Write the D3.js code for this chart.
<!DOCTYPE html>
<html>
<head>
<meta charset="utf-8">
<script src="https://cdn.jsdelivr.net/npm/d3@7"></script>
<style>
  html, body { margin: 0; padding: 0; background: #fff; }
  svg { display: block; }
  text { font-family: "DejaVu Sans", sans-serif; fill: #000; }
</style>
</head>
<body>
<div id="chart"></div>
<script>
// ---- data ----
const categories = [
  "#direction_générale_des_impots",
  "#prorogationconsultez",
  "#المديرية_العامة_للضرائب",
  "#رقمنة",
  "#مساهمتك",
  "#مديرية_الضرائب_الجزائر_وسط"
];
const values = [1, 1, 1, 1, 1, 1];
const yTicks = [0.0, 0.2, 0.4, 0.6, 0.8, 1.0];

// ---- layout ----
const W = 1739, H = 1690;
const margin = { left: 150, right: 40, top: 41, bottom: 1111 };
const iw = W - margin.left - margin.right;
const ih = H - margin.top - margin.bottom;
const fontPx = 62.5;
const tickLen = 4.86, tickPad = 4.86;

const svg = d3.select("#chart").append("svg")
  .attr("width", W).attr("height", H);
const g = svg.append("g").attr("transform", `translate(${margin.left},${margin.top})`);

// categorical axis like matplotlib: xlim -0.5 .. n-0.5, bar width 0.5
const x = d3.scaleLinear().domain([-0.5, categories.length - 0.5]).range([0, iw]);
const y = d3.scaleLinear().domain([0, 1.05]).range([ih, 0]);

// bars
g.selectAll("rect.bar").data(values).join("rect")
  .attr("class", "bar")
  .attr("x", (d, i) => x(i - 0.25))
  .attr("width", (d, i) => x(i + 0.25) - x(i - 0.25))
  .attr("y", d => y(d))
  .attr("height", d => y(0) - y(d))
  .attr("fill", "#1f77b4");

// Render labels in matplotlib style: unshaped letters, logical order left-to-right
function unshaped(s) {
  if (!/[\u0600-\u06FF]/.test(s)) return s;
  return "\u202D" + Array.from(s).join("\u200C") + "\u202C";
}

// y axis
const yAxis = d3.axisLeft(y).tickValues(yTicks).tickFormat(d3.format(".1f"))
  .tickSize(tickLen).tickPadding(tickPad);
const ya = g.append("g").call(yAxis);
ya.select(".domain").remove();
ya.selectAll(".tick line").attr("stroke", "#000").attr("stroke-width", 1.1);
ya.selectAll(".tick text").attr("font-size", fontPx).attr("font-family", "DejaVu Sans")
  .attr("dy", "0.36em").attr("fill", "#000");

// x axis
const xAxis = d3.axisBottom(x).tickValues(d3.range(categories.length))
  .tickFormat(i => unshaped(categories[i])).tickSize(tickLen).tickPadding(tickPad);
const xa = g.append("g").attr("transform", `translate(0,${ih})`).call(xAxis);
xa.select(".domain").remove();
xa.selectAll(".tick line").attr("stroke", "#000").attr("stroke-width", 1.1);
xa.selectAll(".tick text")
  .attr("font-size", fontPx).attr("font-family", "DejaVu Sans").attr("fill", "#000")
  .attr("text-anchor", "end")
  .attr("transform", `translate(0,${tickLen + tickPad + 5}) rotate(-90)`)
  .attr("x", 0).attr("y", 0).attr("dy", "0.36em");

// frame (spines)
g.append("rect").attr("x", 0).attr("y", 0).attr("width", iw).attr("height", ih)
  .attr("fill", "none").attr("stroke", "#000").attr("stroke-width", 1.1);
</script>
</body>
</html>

_ _ _

Reproduce the full listing exactly.

Write the D3.js code for this chart.
<!DOCTYPE html>
<html>
<head>
<meta charset="utf-8">
<script src="https://cdn.jsdelivr.net/npm/d3@7"></script>
<style>
  html, body { margin: 0; padding: 0; background: #fff; }
  svg { display: block; }
  text { font-family: "DejaVu Sans", sans-serif; fill: #000; }
</style>
</head>
<body>
<div id="chart"></div>
<script>
// ---- data ----
const categories = [
  "#direction_générale_des_impots",
  "#prorogationconsultez",
  "#المديرية_العامة_للضرائب",
  "#رقمنة",
  "#مساهمتك",
  "#مديرية_الضرائب_الجزائر_وسط"
];
const values = [1, 1, 1, 1, 1, 1];
const yTicks = [0.0, 0.2, 0.4, 0.6, 0.8, 1.0];

// ---- layout ----
const W = 1739, H = 1690;
const margin = { left: 150, right: 40, top: 41, bottom: 1111 };
const iw = W - margin.left - margin.right;
const ih = H - margin.top - margin.bottom;
const fontPx = 62.5;
const tickLen = 4.86, tickPad = 4.86;

const svg = d3.select("#chart").append("svg")
  .attr("width", W).attr("height", H);
const g = svg.append("g").attr("transform", `translate(${margin.left},${margin.top})`);

// categorical axis like matplotlib: xlim -0.5 .. n-0.5, bar width 0.5
const x = d3.scaleLinear().domain([-0.5, categories.length - 0.5]).range([0, iw]);
const y = d3.scaleLinear().domain([0, 1.05]).range([ih, 0]);

// bars
g.selectAll("rect.bar").data(values).join("rect")
  .attr("class", "bar")
  .attr("x", (d, i) => x(i - 0.25))
  .attr("width", (d, i) => x(i + 0.25) - x(i - 0.25))
  .attr("y", d => y(d))
  .attr("height", d => y(0) - y(d))
  .attr("fill", "#1f77b4");

// Render labels in matplotlib style: unshaped letters, logical order left-to-right
function unshaped(s) {
  if (!/[\u0600-\u06FF]/.test(s)) return s;
  return "\u202D" + Array.from(s).join("\u200C") + "\u202C";
}

// y axis
const yAxis = d3.axisLeft(y).tickValues(yTicks).tickFormat(d3.format(".1f"))
  .tickSize(tickLen).tickPadding(tickPad);
const ya = g.append("g").call(yAxis);
ya.select(".domain").remove();
ya.selectAll(".tick line").attr("stroke", "#000").attr("stroke-width", 1.1);
ya.selectAll(".tick text").attr("font-size", fontPx).attr("font-family", "DejaVu Sans")
  .attr("dy", "0.36em").attr("fill", "#000");

// x axis
const xAxis = d3.axisBottom(x).tickValues(d3.range(categories.length))
  .tickFormat(i => unshaped(categories[i])).tickSize(tickLen).tickPadding(tickPad);
const xa = g.append("g").attr("transform", `translate(0,${ih})`).call(xAxis);
xa.select(".domain").remove();
xa.selectAll(".tick line").attr("stroke", "#000").attr("stroke-width", 1.1);
xa.selectAll(".tick text")
  .attr("font-size", fontPx).attr("font-family", "DejaVu Sans").attr("fill", "#000")
  .attr("text-anchor", "end")
  .attr("transform", `translate(0,${tickLen + tickPad + 5}) rotate(-90)`)
  .attr("x", 0).attr("y", 0).attr("dy", "0.36em");

// frame (spines)
g.append("rect").attr("x", 0).attr("y", 0).attr("width", iw).attr("height", ih)
  .attr("fill", "none").attr("stroke", "#000").attr("stroke-width", 1.1);
</script>
</body>
</html>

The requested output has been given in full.